Санкции — это род смирительной рубашки для того, кто смачно плюнул в лицо человечеству и узрел Корсунь там, где плохо лежала чужая территория. С кем можно бесконечно долго беседовать, как недавно Меркель в Брисбене, но так и не получить внятного ответа на главный вопрос, поставленный еще классиком советской литературы: «Чего же ты хочешь?» Потому что он сам не знает, чего хочет, и это страшнее всего. Санкции, эффективность которых увеличивается с каждым днем, отчасти благодаря мудрой кремлевской политике контрсанкций, — это давно испытанный на Западе способ общения с неприятелем. С врагом, который человеческого языка уже не понимает, да и этот вряд ли поймет. Санкции — это методика бойкота.
Хуже того. Уровень поддержки Путина в народе заставляет предполагать, что он в своей неадекватности вполне адекватен сегодняшней России. То есть явления Горби и Ельцина в безутешной истории российской были, как бы сказать, случайностью, и недаром их так ненавидят у нас, согласно всем опросам. А Путин — это и есть Россия, как выразился недавно чиновник его администрации, за что подвергся незаслуженным нападкам. И получается, что страна безнадежна, что сюда всегда, с неизбежностью смерти вслед за оттепелью приходят заморозки и длятся потом целый век. И ладно бы эти несчастные только сами мучились со своими вождями, но ведь и десятки стран, бывало, утаскивали за собой.

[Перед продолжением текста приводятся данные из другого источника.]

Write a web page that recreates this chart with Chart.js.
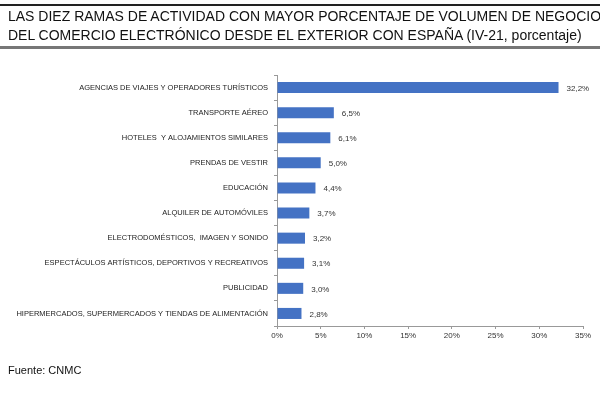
<!DOCTYPE html>
<html>
<head>
<meta charset="utf-8">
<script src="https://cdn.jsdelivr.net/npm/chart.js@4"></script>
<style>
    html, body { margin: 0; padding: 0; background: #fff; }
    #wrap { position: relative; width: 600px; height: 395px; overflow: hidden; font-family: "Liberation Sans", Arial, sans-serif; }
    #topLine { position: absolute; left: 0; top: 4px; width: 600px; height: 2px; background: #222; }
    #bottomLine { position: absolute; left: 0; top: 46px; width: 600px; height: 3px; background: #777; }
    #title { position: absolute; left: 8px; top: 7px; font-size: 14px; line-height: 19px; color: #111; white-space: nowrap; }
    #source { position: absolute; left: 8px; top: 364px; font-size: 11px; color: #111; }
    canvas { position: absolute; left: 0; top: 0; }
</style>
</head>
<body>
<div id="wrap">
    <canvas id="ramasChart" width="600" height="395"></canvas>
    <div id="topLine"></div>
    <div id="title">LAS DIEZ RAMAS DE ACTIVIDAD CON MAYOR PORCENTAJE DE VOLUMEN DE NEGOCIO<br>DEL COMERCIO ELECTRÓNICO DESDE EL EXTERIOR CON ESPAÑA (IV-21, porcentaje)</div>
    <div id="bottomLine"></div>
    <div id="source">Fuente: CNMC</div>
</div>
<script>
const ramas = [
    "AGENCIAS DE VIAJES Y OPERADORES TURÍSTICOS",
    "TRANSPORTE AÉREO",
    "HOTELES  Y ALOJAMIENTOS SIMILARES",
    "PRENDAS DE VESTIR",
    "EDUCACIÓN",
    "ALQUILER DE AUTOMÓVILES",
    "ELECTRODOMÉSTICOS,  IMAGEN Y SONIDO",
    "ESPECTÁCULOS ARTÍSTICOS, DEPORTIVOS Y RECREATIVOS",
    "PUBLICIDAD",
    "HIPERMERCADOS, SUPERMERCADOS Y TIENDAS DE ALIMENTACIÓN"
];
const porcentajes = [32.2, 6.5, 6.1, 5.0, 4.4, 3.7, 3.2, 3.1, 3.0, 2.8];
const xTicks = [0, 5, 10, 15, 20, 25, 30, 35];

// etiquetas de valor al final de cada barra
const valueLabels = {
    id: "valueLabels",
    afterDatasetsDraw(chart) {
        const ctx = chart.ctx;
        const meta = chart.getDatasetMeta(0);
        ctx.save();
        ctx.font = "8px 'Liberation Sans', Arial, sans-serif";
        ctx.fillStyle = "#333";
        ctx.textBaseline = "middle";
        meta.data.forEach((bar, i) => {
            ctx.fillText(porcentajes[i].toFixed(1).replace(".", ",") + "%", bar.x + 8, bar.y + 1);
        });
        ctx.restore();
    }
};

new Chart(document.getElementById("ramasChart"), {
    type: "bar",
    data: {
        labels: ramas,
        datasets: [{
            data: porcentajes,
            backgroundColor: "#4472c4",
            borderWidth: 0,
            barPercentage: 0.44,
            categoryPercentage: 1
        }]
    },
    options: {
        indexAxis: "y",
        responsive: false,
        animation: false,
        layout: { padding: { left: 0, right: 17, top: 75, bottom: 49 } },
        scales: {
            x: {
                min: 0,
                max: 35,
                afterBuildTicks: scale => { scale.ticks = xTicks.map(v => ({ value: v })); },
                afterFit: scale => { scale.height = 20; },
                border: { color: "#999", width: 1 },
                grid: { drawOnChartArea: false, color: "#999", tickLength: 3 },
                ticks: {
                    color: "#333",
                    padding: 2,
                    maxRotation: 0,
                    font: { family: "'Liberation Sans', Arial, sans-serif", size: 8 },
                    callback: v => v + "%"
                }
            },
            y: {
                afterFit: scale => { scale.width = 277; },
                border: { color: "#999", width: 1 },
                grid: { drawOnChartArea: false, color: "#999", tickLength: 3, offset: true },
                ticks: {
                    color: "#222",
                    padding: 6,
                    autoSkip: false,
                    font: { family: "'Liberation Sans', Arial, sans-serif", size: 7.5 }
                }
            }
        },
        plugins: {
            legend: { display: false },
            tooltip: { enabled: false }
        }
    },
    plugins: [valueLabels]
});
</script>
</body>
</html>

Впрочем, эта точка зрения едва ли верна. В конце концов нет плохих народов (как нет и хороших), просто всякая нация проходит свой путь развития, и так вышло, что в конце прошлого тысячелетия Россия выбрала Путина, а дальше как-то само пошло. Однако пребывание его в Кремле явно затянулось, как петля на шее человечества, и что дальше делать — неясно. Притом, что жить и выживать надо здесь и сейчас.
А цена Крыма, повторюсь, неизвестна.
Самый мягкий из сценариев — бескровная смена власти в РФ, с последующим освобождением чужих земель от оккупантов и самой России от мрачного путинского наследия. Самый жесткий и безнадежный — переход холодной войны в горячую стадию, в ходе которой сбудутся радиоактивные грезы одного известного телеведущего. А между ними масса иных сценариев, в той или иной степени безысходных, поскольку подразумевают смерть и страдания для тысяч людей. На фоне черных понедельников, вторников и других рабочих дней недели, а то и без выходных. На фоне первосортных комментов в Рунете. На фоне Крыма, за который платить еще и платить.